The remainder of the paper is organised as follows: Section 2 presents the experimental setup and evaluation procedures used to assess the performance of each configuration—HSI alone, RGB alone, and the integrated HIS–RGB model—assessing their performance under real-world conditions. Section 3 draws conclusions from the study and discusses promising directions for future research in the field of hybrid sensing for automated waste sorting, within our newly implemented state-of-the-art experimental setup. Finally, Section 4 outlines the methodology adopted in this study, beginning with a summary of the key characteristics and design principles of the individual HSI and RGB modules. It then describes in detail the proposed integration approach, which enables joint decision making by integrating the outputs of the two sensing modalities, resulting in a highly accurate final classification.

2. Results

2.1. HSI-Based Waste Classification

Hyperspectral data from waste samples were acquired using the industrial Visum HSI™ Hyperspectral Imaging System (IRIS Technology Solution S.L., Barcelona, Spain), which utilises a line-scanner (see Section 4 for details). Data collection considered six different types of waste objects, namely polyethylene terephthalate (PET), polypropylene (PP), polyethylene (PE), polystyrene (PS), paper-based packages, and aluminium (ALU) packages. Then, the classification model described in Section 4 was applied, and classification performance parameters per pixel were calculated, as listed in Table 1.
A higher precision score was observed for the ALU class (0.990), followed by PS (0.960) and PAPER (0.950), indicating the model’s capability to correctly assign these materials to the true class.

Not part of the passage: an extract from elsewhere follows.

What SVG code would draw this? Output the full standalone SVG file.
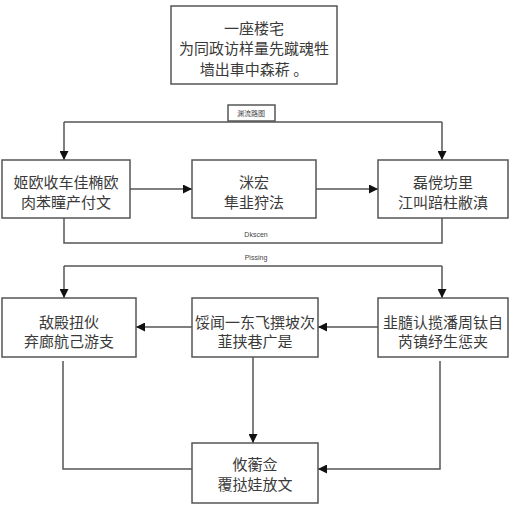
<svg xmlns="http://www.w3.org/2000/svg" width="512" height="512" viewBox="0 0 512 512">
<defs>
<marker id="ah" viewBox="0 0 10 10" refX="10" refY="5" markerWidth="9" markerHeight="9" markerUnits="userSpaceOnUse" orient="auto">
<path d="M0,0 L10,5 L0,10 z" fill="#111"/>
</marker>
<style>
.box{fill:#fff;stroke:#555;stroke-width:1.5}
.t{font-family:"Noto Sans CJK SC","Liberation Sans",sans-serif;font-size:15px;fill:#3a3a3a;text-anchor:middle;dominant-baseline:central}
.s{font-family:"Liberation Sans","Noto Sans CJK SC",sans-serif;font-size:7px;fill:#444;text-anchor:middle;dominant-baseline:central}
.c{fill:none;stroke:#555;stroke-width:1.5}
.a{fill:none;stroke:#555;stroke-width:1.5;marker-end:url(#ah)}
</style>
</defs>
<rect width="512" height="512" fill="#fff"/>
<g id="connectors">
<line class="c" x1="64" y1="122" x2="442" y2="122"/>
<line class="a" x1="64" y1="122" x2="64" y2="160"/>
<line class="a" x1="442" y1="122" x2="442" y2="160"/>
<line class="a" x1="130" y1="189" x2="192" y2="189"/>
<line class="a" x1="316" y1="189" x2="378" y2="189"/>
<polyline class="c" points="64,218 64,243 442,243 442,218"/>
<line class="c" x1="64" y1="266" x2="442" y2="266"/>
<line class="a" x1="64" y1="266" x2="64" y2="298"/>
<line class="a" x1="442" y1="266" x2="442" y2="298"/>
<line class="a" x1="192" y1="327" x2="136" y2="327"/>
<line class="a" x1="378" y1="327" x2="318" y2="327"/>
<line class="a" x1="253" y1="357" x2="253" y2="443"/>
<polyline class="c" points="63,361 63,469 192,469"/>
<polyline class="a" points="440,361 440,469 318,469"/>
<text class="s" x="256" y="234">Dkscen</text>
<text class="s" x="256" y="257">Pissing</text>
</g>
<g id="top">
<rect class="box" x="171" y="6" width="166" height="78"/>
<text class="t" x="254" y="27">一座楼宅</text>
<text class="t" x="254" y="47">为同政访样量先蹴魂牲</text>
<text class="t" x="254" y="68">墙出車中森菥 。</text>
</g>
<g id="label">
<rect class="box" x="228" y="105" width="47" height="16" stroke-width="1.2"/>
<text class="s" x="251" y="113">渊流路图</text>
</g>
<g id="n1">
<rect class="box" x="2" y="160" width="128" height="58"/>
<text class="t" x="66" y="181">姬欧收车佳椭欧</text>
<text class="t" x="66" y="201">肉苯瞳产付文</text>
</g>
<g id="n2">
<rect class="box" x="192" y="160" width="124" height="58"/>
<text class="t" x="254" y="181">洣宏</text>
<text class="t" x="254" y="201">隼韭狩法</text>
</g>
<g id="n3">
<rect class="box" x="378" y="160" width="130" height="58"/>
<text class="t" x="443" y="181">磊傥坊里</text>
<text class="t" x="443" y="201">江叫踣柱敝滇</text>
</g>
<g id="n4">
<rect class="box" x="2" y="298" width="134" height="59"/>
<text class="t" x="69" y="321">敌殿扭伙</text>
<text class="t" x="69" y="340">弃廊航己游支</text>
</g>
<g id="n5">
<rect class="box" x="192" y="298" width="126" height="59"/>
<text class="t" x="255" y="321">馁闻一东飞撰坡次</text>
<text class="t" x="255" y="340">韮挟巷广是</text>
</g>
<g id="n6">
<rect class="box" x="378" y="298" width="130" height="59"/>
<text class="t" x="443" y="321">韭膸认揽潘周钛自</text>
<text class="t" x="443" y="340">芮镇纾生惩夹</text>
</g>
<g id="n7">
<rect class="box" x="192" y="443" width="126" height="60"/>
<text class="t" x="255" y="463">攸蘅佥</text>
<text class="t" x="255" y="483">覆挞娃放文</text>
</g>
</svg>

The lowest precision value was found for the PET class (0.740), suggesting a higher rate of false positives in this class. In terms of sensitivity, PET class exhibited the highest value (0.987), reflecting the model’s strong ability to identify true PET samples. However, the lower precision value led to a more modest F1-score of 0.846. Classes like PS and PAPER achieved the highest F1-scores of 0.970 and 0.964, respectively, combining both high precision and sensitivity values. Specificity values were generally high across all classes (>0.95), with the ALU class reaching the highest specificity value (0.998), confirming the model’s robustness in correctly identifying true negatives. Correspondingly, the ALU class also recorded the lowest FPR (0.002), while PET showed the highest FPR (0.050), which may explain the lower precision for this class. FNRs were notably low overall, with PET again demonstrating the lowest value (0.013), while PE exhibited the highest FNR (0.214), suggesting more frequent missed detections in this class.
In relation to the lower precision value observed for PET (0.740), this result is consistent with the heterogeneity of post-consumer PET items. Combinations with other plastics, such as PE, and/or the presence of paper labels, are commonly present within PET-class waste objects. This could alter surface spectral signal and lead to spectral overlap during pixel-wise classification. As shown in Section 4.3, the fused system mitigates part of this behaviour by cross-checking PET-like spectral cues against RGB instance masks and appearance features.
Despite the majority of chemometric-based classification relying solely on the accuracy values, the inclusion of precision and sensitivity in the performance assessment gives a more comprehensive view of the performance of the developed classification model, especially in the case of different devices involved in the classification activities [27].
For the second step of HSI classification performance, Table 2 presents the object-based validation results.
All samples across all material classes were correctly classified at both the >50% and >70% pixel thresholds—giving the same results—suggesting a consistent model performance in classifying the dominant material in each object. For this reason, the results at the >50% and >70% thresholds have been merged in the same column to avoid redundance. However, at the >90% threshold, performance ratings decreased. ALU and PS classes maintained high classification accuracy (6/6 and 2/2, respectively); meanwhile, PET and PE samples had the lowest performance at this stricter threshold (1/5 and 4/8, respectively), likely due to the higher spectral variability and presence of mixed materials in these samples. Figure 2 shows four different validation samples and the classification output indicating how different materials in the same objects are predicted.
A similar object-based approach, related to hyperspectral image analysis, was implemented by [28]. In their study, both confusion matrix-related metrics and object-based metrics were used, presenting comparable results with our study while having a slight difference in the materials and parameters considered for model development. In another example [29], both classification statistics were implemented along with the number of correctly classified objects (in this case supported by a software for validation), with differences in the type of material implemented for the sorting application (plasterboard waste).
It is usual for domestic waste material to present a heterogeneous composition, either due to its multicomponent design (e.g., caps, labels) or to accidental overlapping as shown in Figure 2 where a piece of paper is trapped inside the PP sample. The other samples present purposely designed heterogeneous components such as labels and caps in the PET and PE samples, while in the paper sample only a cap is detected. The developed classification method takes into account these chemical and spectral variabilities naturally found in packaging waste.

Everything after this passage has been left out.